— START OF MATERIAL FOR THIS EXERCISE —
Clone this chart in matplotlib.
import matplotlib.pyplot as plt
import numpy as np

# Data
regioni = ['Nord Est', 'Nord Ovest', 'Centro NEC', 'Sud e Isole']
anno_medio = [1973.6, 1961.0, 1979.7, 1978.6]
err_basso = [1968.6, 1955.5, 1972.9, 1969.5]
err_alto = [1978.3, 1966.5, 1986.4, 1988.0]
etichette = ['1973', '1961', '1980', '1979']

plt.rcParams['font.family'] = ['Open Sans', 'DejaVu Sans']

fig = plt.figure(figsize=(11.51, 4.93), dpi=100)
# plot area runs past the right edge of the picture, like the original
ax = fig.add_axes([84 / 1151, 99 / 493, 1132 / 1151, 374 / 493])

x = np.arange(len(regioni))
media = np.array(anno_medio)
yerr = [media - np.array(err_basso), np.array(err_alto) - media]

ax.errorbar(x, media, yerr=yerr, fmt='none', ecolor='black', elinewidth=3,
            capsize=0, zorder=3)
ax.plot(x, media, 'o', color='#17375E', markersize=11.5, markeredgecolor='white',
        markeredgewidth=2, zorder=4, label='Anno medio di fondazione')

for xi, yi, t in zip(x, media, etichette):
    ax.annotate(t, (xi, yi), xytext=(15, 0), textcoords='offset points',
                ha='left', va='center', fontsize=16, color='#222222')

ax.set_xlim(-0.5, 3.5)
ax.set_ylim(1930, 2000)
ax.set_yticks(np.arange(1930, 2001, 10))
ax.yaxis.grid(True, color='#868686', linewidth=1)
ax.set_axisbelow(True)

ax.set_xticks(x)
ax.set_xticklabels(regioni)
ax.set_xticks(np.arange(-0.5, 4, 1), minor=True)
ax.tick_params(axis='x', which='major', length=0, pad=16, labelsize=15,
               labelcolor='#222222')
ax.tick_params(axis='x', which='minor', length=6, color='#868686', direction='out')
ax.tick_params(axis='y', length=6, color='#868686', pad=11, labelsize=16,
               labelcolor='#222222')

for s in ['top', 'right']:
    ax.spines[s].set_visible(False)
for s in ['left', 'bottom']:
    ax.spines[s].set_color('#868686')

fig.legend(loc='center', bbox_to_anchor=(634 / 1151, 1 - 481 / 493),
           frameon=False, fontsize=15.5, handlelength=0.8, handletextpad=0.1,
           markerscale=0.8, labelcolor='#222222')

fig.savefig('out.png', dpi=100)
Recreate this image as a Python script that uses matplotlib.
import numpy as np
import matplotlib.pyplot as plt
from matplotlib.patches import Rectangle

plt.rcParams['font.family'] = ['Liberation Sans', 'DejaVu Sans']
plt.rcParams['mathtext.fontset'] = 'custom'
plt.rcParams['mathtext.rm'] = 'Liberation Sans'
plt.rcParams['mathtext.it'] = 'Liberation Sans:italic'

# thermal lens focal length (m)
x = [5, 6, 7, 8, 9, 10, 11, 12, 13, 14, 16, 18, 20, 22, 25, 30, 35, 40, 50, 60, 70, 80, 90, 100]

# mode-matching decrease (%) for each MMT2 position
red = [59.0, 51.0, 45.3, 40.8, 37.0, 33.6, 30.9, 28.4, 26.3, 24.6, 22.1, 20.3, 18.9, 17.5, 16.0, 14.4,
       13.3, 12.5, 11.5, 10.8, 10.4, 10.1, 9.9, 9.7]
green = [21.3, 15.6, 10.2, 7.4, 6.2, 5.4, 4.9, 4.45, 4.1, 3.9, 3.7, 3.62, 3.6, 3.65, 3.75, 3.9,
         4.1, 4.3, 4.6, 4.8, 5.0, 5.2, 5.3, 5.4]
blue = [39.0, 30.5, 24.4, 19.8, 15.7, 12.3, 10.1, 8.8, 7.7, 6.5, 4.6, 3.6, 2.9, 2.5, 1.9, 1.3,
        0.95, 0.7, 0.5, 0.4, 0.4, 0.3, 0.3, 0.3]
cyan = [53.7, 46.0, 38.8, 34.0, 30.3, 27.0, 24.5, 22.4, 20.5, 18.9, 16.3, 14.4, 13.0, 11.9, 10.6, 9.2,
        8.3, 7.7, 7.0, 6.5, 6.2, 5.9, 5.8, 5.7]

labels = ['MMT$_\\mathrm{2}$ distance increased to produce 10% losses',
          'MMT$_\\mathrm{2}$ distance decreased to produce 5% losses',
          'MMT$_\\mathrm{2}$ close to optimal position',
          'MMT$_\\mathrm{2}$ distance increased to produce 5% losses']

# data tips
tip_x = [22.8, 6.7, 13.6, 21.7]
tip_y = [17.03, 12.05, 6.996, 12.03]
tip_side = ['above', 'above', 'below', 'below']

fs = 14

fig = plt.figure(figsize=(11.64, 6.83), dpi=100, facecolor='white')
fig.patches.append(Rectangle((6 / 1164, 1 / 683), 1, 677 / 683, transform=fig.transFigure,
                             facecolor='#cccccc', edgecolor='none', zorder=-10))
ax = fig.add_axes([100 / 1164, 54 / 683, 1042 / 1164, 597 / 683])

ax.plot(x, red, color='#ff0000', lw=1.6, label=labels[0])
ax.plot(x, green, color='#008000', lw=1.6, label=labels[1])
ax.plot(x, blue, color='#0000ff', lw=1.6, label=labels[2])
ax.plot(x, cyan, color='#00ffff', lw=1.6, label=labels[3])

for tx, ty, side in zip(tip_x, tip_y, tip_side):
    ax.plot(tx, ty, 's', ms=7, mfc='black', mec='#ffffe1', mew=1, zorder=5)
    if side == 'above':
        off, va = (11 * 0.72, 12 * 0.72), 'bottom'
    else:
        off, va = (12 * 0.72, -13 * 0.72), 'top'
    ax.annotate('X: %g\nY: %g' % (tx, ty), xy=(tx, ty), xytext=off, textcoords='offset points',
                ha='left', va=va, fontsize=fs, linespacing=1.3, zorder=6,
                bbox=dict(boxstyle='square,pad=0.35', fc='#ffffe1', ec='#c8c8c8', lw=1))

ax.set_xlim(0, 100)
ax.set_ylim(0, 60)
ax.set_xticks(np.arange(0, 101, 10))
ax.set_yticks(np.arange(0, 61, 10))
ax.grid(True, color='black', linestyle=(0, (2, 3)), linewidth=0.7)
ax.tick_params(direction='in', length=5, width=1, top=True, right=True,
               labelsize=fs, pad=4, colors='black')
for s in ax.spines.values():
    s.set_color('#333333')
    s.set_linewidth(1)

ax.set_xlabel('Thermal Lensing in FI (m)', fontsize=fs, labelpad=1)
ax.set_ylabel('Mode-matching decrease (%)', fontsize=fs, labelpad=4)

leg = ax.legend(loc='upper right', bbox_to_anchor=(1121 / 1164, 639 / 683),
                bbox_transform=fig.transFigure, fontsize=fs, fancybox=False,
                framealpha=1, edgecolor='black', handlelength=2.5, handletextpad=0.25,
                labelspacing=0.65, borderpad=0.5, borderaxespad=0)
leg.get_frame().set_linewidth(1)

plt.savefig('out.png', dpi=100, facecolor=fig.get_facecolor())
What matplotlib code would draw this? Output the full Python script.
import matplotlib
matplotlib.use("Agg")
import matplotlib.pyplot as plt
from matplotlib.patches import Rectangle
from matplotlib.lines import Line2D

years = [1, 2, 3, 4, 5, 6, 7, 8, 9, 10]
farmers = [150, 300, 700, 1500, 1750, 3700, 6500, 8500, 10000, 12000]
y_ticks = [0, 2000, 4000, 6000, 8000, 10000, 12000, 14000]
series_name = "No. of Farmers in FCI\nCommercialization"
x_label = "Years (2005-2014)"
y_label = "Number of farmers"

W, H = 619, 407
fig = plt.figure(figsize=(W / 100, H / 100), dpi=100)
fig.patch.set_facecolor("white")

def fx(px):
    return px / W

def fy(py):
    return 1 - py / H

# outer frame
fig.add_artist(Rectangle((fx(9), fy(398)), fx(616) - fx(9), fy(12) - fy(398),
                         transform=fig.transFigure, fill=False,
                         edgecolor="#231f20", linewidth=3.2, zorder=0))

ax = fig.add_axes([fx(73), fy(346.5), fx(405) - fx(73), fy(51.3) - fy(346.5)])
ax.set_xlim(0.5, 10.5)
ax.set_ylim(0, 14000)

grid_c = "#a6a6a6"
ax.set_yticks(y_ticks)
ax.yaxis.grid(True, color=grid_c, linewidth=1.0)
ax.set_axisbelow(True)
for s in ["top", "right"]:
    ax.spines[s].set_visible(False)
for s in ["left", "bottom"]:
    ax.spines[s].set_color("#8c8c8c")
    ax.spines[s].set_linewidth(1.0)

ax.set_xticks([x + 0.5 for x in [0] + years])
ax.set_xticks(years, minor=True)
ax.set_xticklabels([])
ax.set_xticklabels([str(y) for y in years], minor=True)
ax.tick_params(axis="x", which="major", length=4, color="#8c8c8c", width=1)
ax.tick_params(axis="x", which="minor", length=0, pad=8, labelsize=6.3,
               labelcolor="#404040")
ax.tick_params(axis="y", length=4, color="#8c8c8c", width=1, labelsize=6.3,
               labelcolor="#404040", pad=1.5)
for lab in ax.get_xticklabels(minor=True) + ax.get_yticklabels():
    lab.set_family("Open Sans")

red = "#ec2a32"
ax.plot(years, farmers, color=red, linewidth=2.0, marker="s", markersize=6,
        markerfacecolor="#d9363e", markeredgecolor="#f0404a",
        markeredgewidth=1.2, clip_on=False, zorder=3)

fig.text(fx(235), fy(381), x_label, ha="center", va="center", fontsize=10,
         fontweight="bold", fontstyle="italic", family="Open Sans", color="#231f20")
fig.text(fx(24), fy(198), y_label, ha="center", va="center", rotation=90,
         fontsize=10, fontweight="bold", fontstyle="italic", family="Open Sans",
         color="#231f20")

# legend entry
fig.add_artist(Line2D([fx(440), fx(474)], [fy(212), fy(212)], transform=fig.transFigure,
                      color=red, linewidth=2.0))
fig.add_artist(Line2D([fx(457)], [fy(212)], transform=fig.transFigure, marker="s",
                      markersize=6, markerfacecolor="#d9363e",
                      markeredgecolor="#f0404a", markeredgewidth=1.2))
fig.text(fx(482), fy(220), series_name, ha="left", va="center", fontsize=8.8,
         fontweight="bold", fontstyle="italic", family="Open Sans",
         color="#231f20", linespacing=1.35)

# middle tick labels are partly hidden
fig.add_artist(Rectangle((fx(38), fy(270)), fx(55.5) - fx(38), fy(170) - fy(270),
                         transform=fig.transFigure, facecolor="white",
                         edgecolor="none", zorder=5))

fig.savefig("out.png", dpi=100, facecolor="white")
— END OF MATERIAL FOR THIS EXERCISE —
Reproduce exactly the lines from the line with "What matplotlib code" to the line with "ax.spines[s].set_linewidth(1.0)", both end lines included.

What matplotlib code would draw this? Output the full Python script.
import matplotlib
matplotlib.use("Agg")
import matplotlib.pyplot as plt
from matplotlib.patches import Rectangle
from matplotlib.lines import Line2D

years = [1, 2, 3, 4, 5, 6, 7, 8, 9, 10]
farmers = [150, 300, 700, 1500, 1750, 3700, 6500, 8500, 10000, 12000]
y_ticks = [0, 2000, 4000, 6000, 8000, 10000, 12000, 14000]
series_name = "No. of Farmers in FCI\nCommercialization"
x_label = "Years (2005-2014)"
y_label = "Number of farmers"

W, H = 619, 407
fig = plt.figure(figsize=(W / 100, H / 100), dpi=100)
fig.patch.set_facecolor("white")

def fx(px):
    return px / W

def fy(py):
    return 1 - py / H

# outer frame
fig.add_artist(Rectangle((fx(9), fy(398)), fx(616) - fx(9), fy(12) - fy(398),
                         transform=fig.transFigure, fill=False,
                         edgecolor="#231f20", linewidth=3.2, zorder=0))

ax = fig.add_axes([fx(73), fy(346.5), fx(405) - fx(73), fy(51.3) - fy(346.5)])
ax.set_xlim(0.5, 10.5)
ax.set_ylim(0, 14000)

grid_c = "#a6a6a6"
ax.set_yticks(y_ticks)
ax.yaxis.grid(True, color=grid_c, linewidth=1.0)
ax.set_axisbelow(True)
for s in ["top", "right"]:
    ax.spines[s].set_visible(False)
for s in ["left", "bottom"]:
    ax.spines[s].set_color("#8c8c8c")
    ax.spines[s].set_linewidth(1.0)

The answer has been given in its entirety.